La maratona non perdona. Lo sa bene Yeman Crippa, che a Tokyo ha vissuto una delle esperienze più dure della sua carriera. Non è stato il corpo a tradirlo, ma la mente. In una dichiarazione sincera e intensa pubblicata su Instagram (vedi qui sotto), l’azzurro ha raccontato senza filtri il suo stato d’animo dopo la gara, offrendo uno spaccato raro e prezioso sulla vulnerabilità degli atleti di alto livello.
“Entrare in gara con la giusta mentalità può fare la differenza tra chiudere con una medaglia o fermarsi sul più bello”, ha scritto Crippa. Parole che risuonano forti, soprattutto in una disciplina come la maratona, dove la tenuta mentale è spesso più decisiva della condizione fisica. A Tokyo, il problema non è stato muscolare o tecnico. È stata la fatica mentale a prendere il sopravvento, a spegnere la lampadina, a rendere vano ogni tentativo di ripartenza.

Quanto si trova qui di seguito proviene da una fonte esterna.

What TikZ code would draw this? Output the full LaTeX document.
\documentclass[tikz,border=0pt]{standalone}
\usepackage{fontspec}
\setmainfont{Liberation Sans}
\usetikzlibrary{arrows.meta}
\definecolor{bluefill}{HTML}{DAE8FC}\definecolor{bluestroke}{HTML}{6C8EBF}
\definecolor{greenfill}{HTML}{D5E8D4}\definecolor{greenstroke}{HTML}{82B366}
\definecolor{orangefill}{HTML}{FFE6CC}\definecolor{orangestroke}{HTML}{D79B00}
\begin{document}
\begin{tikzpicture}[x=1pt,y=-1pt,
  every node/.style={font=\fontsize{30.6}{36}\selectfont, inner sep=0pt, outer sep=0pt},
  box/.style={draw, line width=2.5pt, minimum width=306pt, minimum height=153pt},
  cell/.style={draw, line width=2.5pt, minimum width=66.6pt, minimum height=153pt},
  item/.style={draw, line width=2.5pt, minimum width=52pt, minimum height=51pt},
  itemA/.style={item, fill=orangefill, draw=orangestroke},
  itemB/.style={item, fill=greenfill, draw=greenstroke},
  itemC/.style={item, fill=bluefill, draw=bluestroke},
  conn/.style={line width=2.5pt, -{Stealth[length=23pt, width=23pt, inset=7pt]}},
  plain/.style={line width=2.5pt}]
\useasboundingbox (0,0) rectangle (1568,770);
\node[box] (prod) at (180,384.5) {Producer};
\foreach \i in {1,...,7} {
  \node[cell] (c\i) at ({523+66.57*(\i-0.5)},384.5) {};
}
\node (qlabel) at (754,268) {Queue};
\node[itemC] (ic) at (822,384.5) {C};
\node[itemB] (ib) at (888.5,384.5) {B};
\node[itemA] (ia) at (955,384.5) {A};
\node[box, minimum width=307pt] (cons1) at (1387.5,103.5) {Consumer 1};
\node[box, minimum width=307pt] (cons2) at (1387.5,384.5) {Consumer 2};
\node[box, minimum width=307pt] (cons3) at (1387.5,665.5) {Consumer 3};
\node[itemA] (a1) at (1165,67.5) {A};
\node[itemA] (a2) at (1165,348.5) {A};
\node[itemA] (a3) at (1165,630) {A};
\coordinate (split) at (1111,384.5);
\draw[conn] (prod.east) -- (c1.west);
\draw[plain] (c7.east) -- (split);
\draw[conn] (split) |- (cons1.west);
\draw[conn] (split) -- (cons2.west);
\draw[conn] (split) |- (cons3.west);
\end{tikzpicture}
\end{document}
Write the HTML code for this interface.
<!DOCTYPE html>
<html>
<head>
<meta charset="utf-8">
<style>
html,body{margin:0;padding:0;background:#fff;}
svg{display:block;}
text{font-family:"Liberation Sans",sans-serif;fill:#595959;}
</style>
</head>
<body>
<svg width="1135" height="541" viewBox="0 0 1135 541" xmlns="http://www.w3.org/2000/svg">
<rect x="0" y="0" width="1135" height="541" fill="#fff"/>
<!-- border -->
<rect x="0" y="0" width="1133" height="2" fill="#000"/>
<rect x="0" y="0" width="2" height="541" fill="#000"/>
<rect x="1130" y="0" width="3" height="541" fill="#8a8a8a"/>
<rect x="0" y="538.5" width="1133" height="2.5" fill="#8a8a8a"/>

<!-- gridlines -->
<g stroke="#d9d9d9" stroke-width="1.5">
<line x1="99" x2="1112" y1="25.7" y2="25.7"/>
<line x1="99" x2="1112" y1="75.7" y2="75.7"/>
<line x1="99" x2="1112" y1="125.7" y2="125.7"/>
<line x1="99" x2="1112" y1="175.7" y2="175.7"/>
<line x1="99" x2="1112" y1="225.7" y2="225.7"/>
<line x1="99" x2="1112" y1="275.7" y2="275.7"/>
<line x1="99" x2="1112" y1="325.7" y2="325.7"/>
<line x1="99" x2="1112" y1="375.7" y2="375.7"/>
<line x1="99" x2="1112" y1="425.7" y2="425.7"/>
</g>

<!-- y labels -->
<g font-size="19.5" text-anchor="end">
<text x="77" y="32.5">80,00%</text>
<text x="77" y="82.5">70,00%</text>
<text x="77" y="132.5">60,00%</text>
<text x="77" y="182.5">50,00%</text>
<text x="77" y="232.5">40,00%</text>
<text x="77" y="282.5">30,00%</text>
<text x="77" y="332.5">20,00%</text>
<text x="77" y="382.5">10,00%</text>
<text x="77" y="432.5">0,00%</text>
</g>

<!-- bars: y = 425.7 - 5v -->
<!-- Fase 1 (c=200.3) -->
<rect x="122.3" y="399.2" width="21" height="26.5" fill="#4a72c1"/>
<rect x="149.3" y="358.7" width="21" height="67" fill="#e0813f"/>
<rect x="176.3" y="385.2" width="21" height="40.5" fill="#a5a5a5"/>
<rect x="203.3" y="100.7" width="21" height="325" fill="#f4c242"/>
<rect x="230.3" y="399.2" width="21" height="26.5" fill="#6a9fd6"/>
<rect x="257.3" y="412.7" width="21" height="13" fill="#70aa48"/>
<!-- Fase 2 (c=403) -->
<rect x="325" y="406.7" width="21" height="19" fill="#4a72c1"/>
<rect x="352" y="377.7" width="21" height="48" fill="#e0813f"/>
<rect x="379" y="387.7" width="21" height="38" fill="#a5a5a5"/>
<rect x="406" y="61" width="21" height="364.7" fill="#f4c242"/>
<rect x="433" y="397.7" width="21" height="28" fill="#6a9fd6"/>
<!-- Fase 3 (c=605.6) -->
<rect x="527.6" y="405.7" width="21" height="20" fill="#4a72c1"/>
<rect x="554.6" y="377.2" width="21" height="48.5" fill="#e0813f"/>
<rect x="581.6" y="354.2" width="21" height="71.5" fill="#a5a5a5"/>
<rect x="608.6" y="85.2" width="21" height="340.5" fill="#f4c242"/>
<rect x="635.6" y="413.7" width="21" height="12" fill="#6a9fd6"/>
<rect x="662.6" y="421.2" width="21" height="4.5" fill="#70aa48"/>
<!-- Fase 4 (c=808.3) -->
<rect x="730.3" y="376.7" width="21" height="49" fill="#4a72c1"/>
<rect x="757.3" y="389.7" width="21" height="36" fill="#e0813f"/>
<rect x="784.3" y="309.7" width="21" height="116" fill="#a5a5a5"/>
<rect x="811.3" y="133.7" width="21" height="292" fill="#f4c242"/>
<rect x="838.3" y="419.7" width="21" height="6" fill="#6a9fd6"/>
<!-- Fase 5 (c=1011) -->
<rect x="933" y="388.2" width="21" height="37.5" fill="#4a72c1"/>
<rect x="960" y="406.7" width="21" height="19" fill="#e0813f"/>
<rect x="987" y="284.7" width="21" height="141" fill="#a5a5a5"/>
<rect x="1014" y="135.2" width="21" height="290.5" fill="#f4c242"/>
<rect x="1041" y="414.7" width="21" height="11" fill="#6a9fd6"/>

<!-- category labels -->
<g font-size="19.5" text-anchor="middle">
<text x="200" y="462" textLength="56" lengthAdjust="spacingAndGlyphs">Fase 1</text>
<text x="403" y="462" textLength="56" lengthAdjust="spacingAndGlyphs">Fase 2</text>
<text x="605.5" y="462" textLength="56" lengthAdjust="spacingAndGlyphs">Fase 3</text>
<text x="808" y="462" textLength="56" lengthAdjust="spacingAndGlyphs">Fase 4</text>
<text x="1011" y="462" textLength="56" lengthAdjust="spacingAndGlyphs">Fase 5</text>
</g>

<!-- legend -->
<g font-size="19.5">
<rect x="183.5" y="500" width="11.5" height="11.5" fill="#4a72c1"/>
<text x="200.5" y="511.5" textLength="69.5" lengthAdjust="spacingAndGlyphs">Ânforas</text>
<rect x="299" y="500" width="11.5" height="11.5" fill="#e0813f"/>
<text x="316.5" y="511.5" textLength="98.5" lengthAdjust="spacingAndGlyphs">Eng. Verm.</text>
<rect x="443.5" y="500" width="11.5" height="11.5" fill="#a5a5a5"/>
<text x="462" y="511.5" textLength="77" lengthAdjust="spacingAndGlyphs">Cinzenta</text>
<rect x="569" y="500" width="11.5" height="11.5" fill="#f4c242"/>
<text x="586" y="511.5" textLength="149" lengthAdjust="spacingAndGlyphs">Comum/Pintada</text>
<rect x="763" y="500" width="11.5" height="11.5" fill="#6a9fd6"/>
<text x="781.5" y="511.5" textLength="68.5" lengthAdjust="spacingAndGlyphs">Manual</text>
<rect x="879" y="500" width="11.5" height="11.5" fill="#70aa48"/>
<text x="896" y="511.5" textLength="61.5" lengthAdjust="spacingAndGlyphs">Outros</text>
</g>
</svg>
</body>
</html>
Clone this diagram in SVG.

Crippa ha voluto sfatare un mito: quello dell’atleta sempre sicuro, sempre pronto, sempre invincibile. “Dagli allenamenti e dai risultati può sembrare che sia tutto in discesa – ha ammesso – ma queste due gare mi hanno insegnato che anch’io posso essere vulnerabile”. Un messaggio potente, che parla di umanità, di crescita, di consapevolezza. Perché è proprio nel riconoscere i propri limiti che si costruisce la vera forza.
Nonostante la delusione, Crippa non lascia spazio ai rimpianti. Sa quanto ha lavorato, quanto ha investito, quanto ha creduto. E proprio per questo ogni errore diventa esperienza, ogni stop un nuovo punto di partenza. “La maratona rimane il mio obiettivo, con ancora più convinzione di prima”, ha scritto, lasciando intendere che Tokyo non è una fine, ma un passaggio. Un momento difficile, sì, ma anche un’occasione per ripartire con maggiore determinazione.
Nel suo messaggio, Yeman non dimentica chi lo sostiene ogni giorno. Un ringraziamento sentito a chi gli è vicino, e un applauso ai compagni di squadra Iliass Aouani, bronzo a Tokyo, e Yohanes Chiappinelli, sesto assoluto, che hanno saputo onorare il tricolore. Un gesto di sportività e di rispetto che conferma, ancora una volta, la grandezza di un atleta che non si misura solo con i risultati, ma anche con le parole e con i valori.